SUPPLIED MATERIAL:
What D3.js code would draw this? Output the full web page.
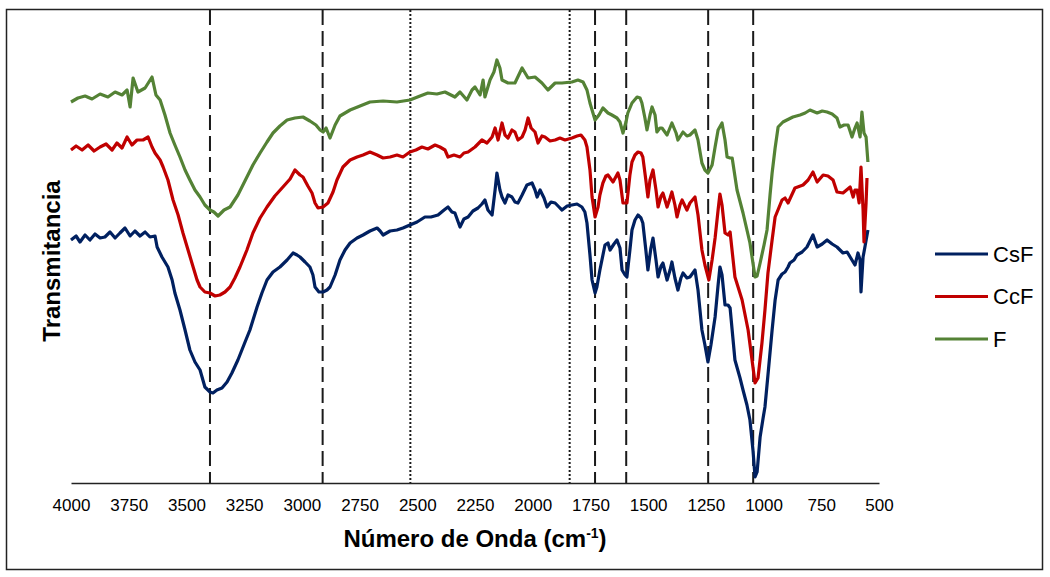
<!DOCTYPE html>
<html>
<head>
<meta charset="utf-8">
<script src="https://cdn.jsdelivr.net/npm/d3@7"></script>
<style>
  body { margin: 0; background: #fff; }
  svg text { font-family: "Liberation Sans", Arial, sans-serif; }
</style>
</head>
<body>
<div id="chart"></div>
<script>
// series names + colours (legend order)
var seriesNames = ['CsF', 'CcF', 'F'];
var seriesColors = ['#002060', '#c00000', '#548235'];

// x tick labels (cm-1)
var xTicks = [4000, 3750, 3500, 3250, 3000, 2750, 2500, 2250, 2000, 1750, 1500, 1250, 1000, 750, 500];

// band markers
var dashedBands = [3398, 2910, 1730, 1595, 1240, 1045];
var dottedBands = [2530, 1840];

// [wavenumber, transmitance (arb. units)]
var CsF = [
  [4000,243],[3978,247],[3961,241],[3939,248],[3918,243],[3896,249],[3874,245],[3853,246],[3831,251],[3809,245],
  [3788,250],[3766,255],[3744,247],[3723,252],[3701,247],[3679,251],[3658,246],[3636,247],[3627,236],[3606,226],
  [3580,216],[3562,203],[3550,190],[3528,173],[3506,153],[3485,133],[3463,121],[3441,113],[3420,96],[3398,91],
  [3385,90],[3368,93],[3346,95],[3324,101],[3303,110],[3277,123],[3246,141],[3225,153],[3194,176],[3173,190],
  [3151,203],[3125,211],[3095,216],[3064,223],[3038,230],[3021,228],[3008,226],[2986,221],[2965,216],[2952,208],
  [2943,196],[2926,191],[2908,191],[2891,193],[2878,196],[2856,208],[2835,223],[2813,233],[2791,240],[2761,245],
  [2735,248],[2705,252],[2674,255],[2661,252],[2648,248],[2618,252],[2588,253],[2562,255],[2532,258],[2501,261],
  [2467,266],[2441,266],[2410,268],[2384,273],[2367,276],[2350,271],[2337,270],[2315,256],[2298,264],[2280,266],
  [2259,272],[2237,275],[2220,279],[2207,283],[2194,273],[2176,268],[2163,293],[2155,310],[2142,293],[2133,286],
  [2120,280],[2107,288],[2090,286],[2077,281],[2064,280],[2046,288],[2025,298],[2003,300],[1990,293],[1981,286],
  [1968,293],[1951,285],[1938,276],[1921,281],[1903,280],[1886,276],[1873,273],[1851,277],[1830,278],[1808,279],
  [1787,276],[1774,271],[1765,260],[1752,228],[1743,203],[1730,190],[1722,196],[1709,213],[1687,238],[1674,240],
  [1665,233],[1648,239],[1635,243],[1622,235],[1613,213],[1600,208],[1592,206],[1579,233],[1570,253],[1557,263],
  [1544,268],[1531,265],[1523,260],[1510,233],[1501,213],[1488,235],[1479,245],[1466,223],[1457,206],[1444,217],
  [1436,220],[1418,203],[1405,213],[1397,221],[1384,205],[1371,193],[1358,205],[1349,210],[1332,205],[1319,206],
  [1297,213],[1284,193],[1267,153],[1254,138],[1241,121],[1228,138],[1210,166],[1197,198],[1189,216],[1180,208],
  [1167,178],[1154,178],[1145,175],[1124,123],[1102,105],[1089,93],[1072,78],[1059,63],[1046,33],[1037,6],
  [1028,11],[1015,46],[1002,65],[994,76],[981,108],[963,153],[950,183],[937,203],[920,209],[907,211],
  [894,216],[886,220],[868,223],[855,228],[833,231],[812,236],[786,248],[768,236],[746,239],[725,243],
  [703,239],[682,236],[656,230],[638,231],[625,226],[604,218],[591,230],[582,223],[578,191],[569,226],
  [561,236],[548,253]
];

var CcF = [
  [4000,333],[3978,337],[3952,333],[3926,338],[3900,332],[3874,336],[3848,339],[3822,333],[3801,340],[3779,335],
  [3757,346],[3736,338],[3714,343],[3688,343],[3666,346],[3649,336],[3636,330],[3614,323],[3601,316],[3580,303],
  [3558,283],[3536,268],[3515,250],[3493,233],[3471,216],[3454,203],[3441,196],[3420,191],[3398,190],[3376,187],
  [3355,188],[3333,191],[3311,196],[3290,205],[3268,216],[3238,233],[3212,250],[3181,265],[3151,276],[3117,287],
  [3082,296],[3051,304],[3030,313],[3008,308],[2995,306],[2974,297],[2956,290],[2943,280],[2930,275],[2908,276],
  [2887,280],[2865,291],[2848,303],[2822,316],[2791,323],[2761,326],[2735,328],[2705,331],[2674,328],[2648,325],
  [2618,326],[2588,328],[2562,326],[2532,331],[2506,333],[2480,336],[2454,334],[2423,338],[2402,336],[2380,333],
  [2367,326],[2341,328],[2315,326],[2298,330],[2280,331],[2250,336],[2220,343],[2198,340],[2176,346],[2163,355],
  [2150,343],[2133,360],[2120,348],[2107,345],[2090,353],[2077,351],[2064,343],[2046,346],[2033,353],[2020,365],
  [2007,355],[1990,351],[1977,340],[1960,347],[1947,346],[1925,342],[1903,343],[1882,345],[1860,343],[1830,345],
  [1808,347],[1791,348],[1774,343],[1765,336],[1752,313],[1743,286],[1730,266],[1717,276],[1709,288],[1696,300],
  [1683,307],[1674,308],[1652,301],[1631,310],[1622,303],[1609,280],[1592,280],[1579,308],[1570,321],[1557,328],
  [1544,331],[1531,330],[1523,326],[1510,303],[1501,286],[1492,303],[1479,313],[1466,293],[1457,276],[1444,287],
  [1436,290],[1418,276],[1405,285],[1397,291],[1384,278],[1375,266],[1362,278],[1353,283],[1332,273],[1319,280],
  [1297,286],[1284,268],[1267,233],[1254,218],[1237,203],[1223,223],[1210,245],[1197,273],[1189,289],[1180,278],
  [1167,250],[1154,248],[1145,251],[1124,206],[1093,183],[1067,153],[1050,123],[1037,100],[1024,105],[1007,140],
  [994,173],[981,210],[963,243],[950,266],[920,283],[907,285],[894,280],[864,295],[829,298],[807,303],
  [786,311],[768,301],[742,308],[721,307],[699,303],[682,291],[656,290],[625,296],[612,286],[604,293],
  [595,293],[586,280],[578,316],[569,273],[565,241],[556,280],[552,305]
];

var F = [
  [4000,381],[3970,385],[3939,387],[3909,384],[3874,389],[3840,386],[3809,391],[3779,388],[3757,393],[3744,376],
  [3731,405],[3710,391],[3679,395],[3649,406],[3632,388],[3614,383],[3593,368],[3571,350],[3550,338],[3528,326],
  [3506,313],[3485,303],[3463,293],[3441,286],[3420,278],[3398,273],[3381,271],[3363,267],[3337,273],[3311,276],
  [3277,288],[3238,306],[3212,318],[3181,330],[3151,341],[3125,350],[3095,357],[3064,363],[3030,365],[2995,366],
  [2965,362],[2939,358],[2921,353],[2908,351],[2895,355],[2878,345],[2856,358],[2835,367],[2791,373],[2748,377],
  [2705,381],[2648,382],[2588,381],[2532,383],[2488,387],[2454,390],[2415,389],[2380,391],[2337,386],[2315,391],
  [2285,383],[2263,393],[2250,396],[2228,388],[2215,403],[2207,386],[2185,403],[2168,411],[2155,423],[2142,415],
  [2133,403],[2107,400],[2077,400],[2046,415],[2020,405],[1990,406],[1960,400],[1934,393],[1903,400],[1873,400],
  [1830,401],[1804,403],[1782,401],[1765,393],[1752,380],[1730,363],[1713,368],[1696,375],[1674,370],[1657,368],
  [1635,365],[1622,361],[1609,350],[1596,361],[1588,370],[1570,380],[1548,386],[1535,385],[1527,380],[1514,365],
  [1505,353],[1492,368],[1483,376],[1470,368],[1462,351],[1449,355],[1440,355],[1418,348],[1397,360],[1379,350],
  [1371,343],[1349,351],[1332,347],[1319,348],[1297,353],[1284,343],[1267,320],[1254,313],[1241,310],[1223,318],
  [1210,336],[1197,353],[1180,360],[1167,343],[1158,326],[1145,325],[1136,325],[1115,293],[1089,270],[1059,240],
  [1037,206],[1028,207],[1015,220],[998,238],[985,253],[972,288],[963,310],[950,335],[937,356],[916,361],
  [899,363],[873,366],[842,368],[820,370],[799,373],[768,370],[746,372],[725,371],[703,369],[682,365],
  [669,356],[651,358],[634,358],[617,346],[604,355],[595,360],[582,346],[574,371],[565,350],[556,346],
  [548,321]
];

var allSeries = [CsF, CcF, F];

function drawChart() {
  var W = 1050, H = 577;
  var plot = { left: 71, right: 879, top: 10, bottom: 483 };

  var svg = d3.select('#chart').append('svg')
    .attr('width', W).attr('height', H);

  // outer frame
  svg.append('rect')
    .attr('x', 6.5).attr('y', 9.5)
    .attr('width', 1036).attr('height', 560)
    .attr('fill', 'none')
    .attr('stroke', '#222')
    .attr('stroke-width', 1.5);

  var x = d3.scaleLinear().domain([4000, 500]).range([plot.left, plot.right]);
  var y = d3.scaleLinear().domain([0, 473]).range([plot.bottom, plot.top]);

  // band markers
  svg.selectAll('.dashBand')
    .data(dashedBands)
    .enter().append('line')
    .attr('class', 'dashBand')
    .attr('x1', function (d) { return x(d); })
    .attr('x2', function (d) { return x(d); })
    .attr('y1', plot.top)
    .attr('y2', plot.bottom)
    .attr('stroke', '#1a1a1a')
    .attr('stroke-width', 2)
    .attr('stroke-dasharray', '15,6');

  svg.selectAll('.dotBand')
    .data(dottedBands)
    .enter().append('line')
    .attr('class', 'dotBand')
    .attr('x1', function (d) { return x(d); })
    .attr('x2', function (d) { return x(d); })
    .attr('y1', plot.top)
    .attr('y2', plot.bottom)
    .attr('stroke', '#1a1a1a')
    .attr('stroke-width', 2)
    .attr('stroke-dasharray', '2,2');

  // x axis
  var xAxis = d3.axisBottom(x)
    .tickValues(xTicks)
    .tickFormat(d3.format('d'))
    .tickSize(0)
    .tickPadding(16);
  var gx = svg.append('g')
    .attr('transform', 'translate(0,' + plot.bottom + ')')
    .call(xAxis);
  gx.select('.domain').attr('stroke', '#222').attr('stroke-width', 1.5);
  gx.selectAll('text')
    .style('font-size', '17px')
    .attr('fill', '#000');

  // spectra
  var line = d3.line()
    .x(function (d) { return x(d[0]); })
    .y(function (d) { return y(d[1]); });

  svg.selectAll('.spectrum')
    .data(allSeries)
    .enter().append('path')
    .attr('class', 'spectrum')
    .attr('d', line)
    .attr('fill', 'none')
    .attr('stroke', function (d, i) { return seriesColors[i]; })
    .attr('stroke-width', 3.2)
    .attr('stroke-linejoin', 'round');

  // axis titles
  var xt = svg.append('text')
    .attr('x', 475)
    .attr('y', 547)
    .attr('text-anchor', 'middle')
    .style('font-size', '24px')
    .style('font-weight', 'bold');
  xt.append('tspan').text('Número de Onda (cm');
  xt.append('tspan').attr('dy', -9).style('font-size', '14px').text('-1');
  xt.append('tspan').attr('dy', 9).text(')');

  svg.append('text')
    .attr('transform', 'translate(60,261) rotate(-90)')
    .attr('text-anchor', 'middle')
    .style('font-size', '24px')
    .style('font-weight', 'bold')
    .text('Transmitancia');

  // legend
  var legend = svg.append('g').attr('transform', 'translate(935,254)');
  var item = legend.selectAll('g')
    .data(seriesNames)
    .enter().append('g')
    .attr('transform', function (d, i) { return 'translate(0,' + (i * 42.5) + ')'; });
  item.append('line')
    .attr('x1', 0).attr('x2', 53)
    .attr('stroke', function (d, i) { return seriesColors[i]; })
    .attr('stroke-width', 3.2);
  item.append('text')
    .attr('x', 58)
    .attr('dy', '0.35em')
    .style('font-size', '22px')
    .text(function (d) { return d; });
}

drawChart();
</script>
</body>
</html>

WHAT IS EXPECTED: Exactly reproduce the run of lines from the start of the listing through the line with "var dottedBands = [2530, 1840];", inclusive; pictures are not copied.

THE RESULT:
What D3.js code would draw this? Output the full web page.
<!DOCTYPE html>
<html>
<head>
<meta charset="utf-8">
<script src="https://cdn.jsdelivr.net/npm/d3@7"></script>
<style>
  body { margin: 0; background: #fff; }
  svg text { font-family: "Liberation Sans", Arial, sans-serif; }
</style>
</head>
<body>
<div id="chart"></div>
<script>
// series names + colours (legend order)
var seriesNames = ['CsF', 'CcF', 'F'];
var seriesColors = ['#002060', '#c00000', '#548235'];

// x tick labels (cm-1)
var xTicks = [4000, 3750, 3500, 3250, 3000, 2750, 2500, 2250, 2000, 1750, 1500, 1250, 1000, 750, 500];

// band markers
var dashedBands = [3398, 2910, 1730, 1595, 1240, 1045];
var dottedBands = [2530, 1840];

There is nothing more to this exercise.